Drummond was convicted by a jury and sentenced to death for the murder of Jiyen Dent, 3 months, who was killed inside the Rutledge Drive home of his parents March 24, 2003, as they were unpacking boxes because they had recently moved there. The baby was hit with an AK-47 round in the head while he was in a swing and killed instantly.

Prosecutors at trial said Drummond, a member of an East Side gang, thought the baby’s father was responsible for the death of one of his friends in 1998.

At two points during the trial, Judge Cronin closed the courtroom because she said some of the jurors and witnesses felt threatened by some of the spectators in the courtroom.

Media members were allowed in to watch and record the proceedings, but the courtroom was cleared of all spectators, including family members. At the time, Drummond’s lawyer, James Gentile, objected, saying that Drummond was entitled to a public trial under the Constitution.

In 2011, Judge Sara Lioi of the U.S. Northern District Court of Ohio voided Drummond’s conviction and death sentence because of the same issue. The state attorney general’s office appealed to the Sixth Circuit in Cincinnati and it ordered a new trial. That order was stayed while the attorney general’s office appealed.

A message was left asking if the attorney general’s office plans to appeal the Sixth Circuit’s ruling. A spokeswoman said in an email that all options are being explored, but no decision has been made at this time.

Drummond was indicted in Ashtabula County in January in the death of a man in 1997 over missing money. His trial began last week.


Posted by kensgirl (anonymous) on August 27, 2013 at 9:25 a.m.

Hail to our justice system. This guy needs put away for good and fast.

Posted by Nom_De_Plume (anonymous) on August 27, 2013 at 10:30 a.m.

Hey, Joe Gorman. Why don't you call Gains at home, wake him up, and ask him about this ruling? Even money says he has no clue. His office is atrocious and now the family of a slain baby will have to re-live this nightmare. In true Gains fashion, he will point the finger at former-judge Cronin but the fault lies with his office. Wonder what they will plea bargain Drummond's case to under these circumstances?

Posted by NoBS (anonymous) on August 27, 2013 at 2:19 p.m.

This is ridiculous. Here's the newest way to delay the sentence, or maybe get it overturned, and ultimately waste the court's time and the peoples' money. Just get your buddies (or homies) to disrupt the court and make threats against the jury. Then when the judge deals with the disruption, you have the basis for a retrial.

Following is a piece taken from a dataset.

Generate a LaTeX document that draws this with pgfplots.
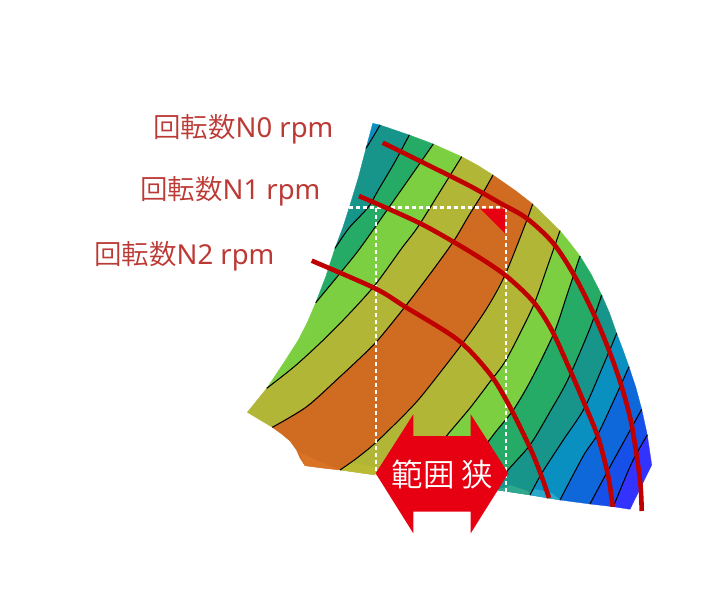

How shameful!!

Posted by southsidedave (anonymous) on August 27, 2013 at 3:37 p.m.

He will most likely receive a life sentence ...a real dirtbag of society.

Posted by truthvalley (anonymous) on August 27, 2013 at 6:06 p.m.

Nom_de_Plume, how is this Gains fault? I know you have a problem with him, but the story clearly states the error was made by the judge who closed the courtroom to the public. It wasn't the prosecutor who closed the courtroom. Even if you don't like Gains, at least assign the blame to the correct person.

Posted by Nom_De_Plume (anonymous) on August 28, 2013 at 1:50 p.m.


Make no mistake, my dislike and lack of respect for Gains did not cloud my comment. I'm not saying Cronin isn't blameless but it was his office that raised the issue of intimidation and set things into motion. His office did nothing on the record to justify the closure and the defense attorney's instincts to make an objection has now led to the reversal of his conviction and death sentence. So, with that in mind, I hope you can now see how his office - and, ultimately him - are responsible. (Not to mention that I believe this is the second time a murder case has been reversed for courtroom closure. But, that case is escaping me at the moment.) Gains is simply the worst elected official we have.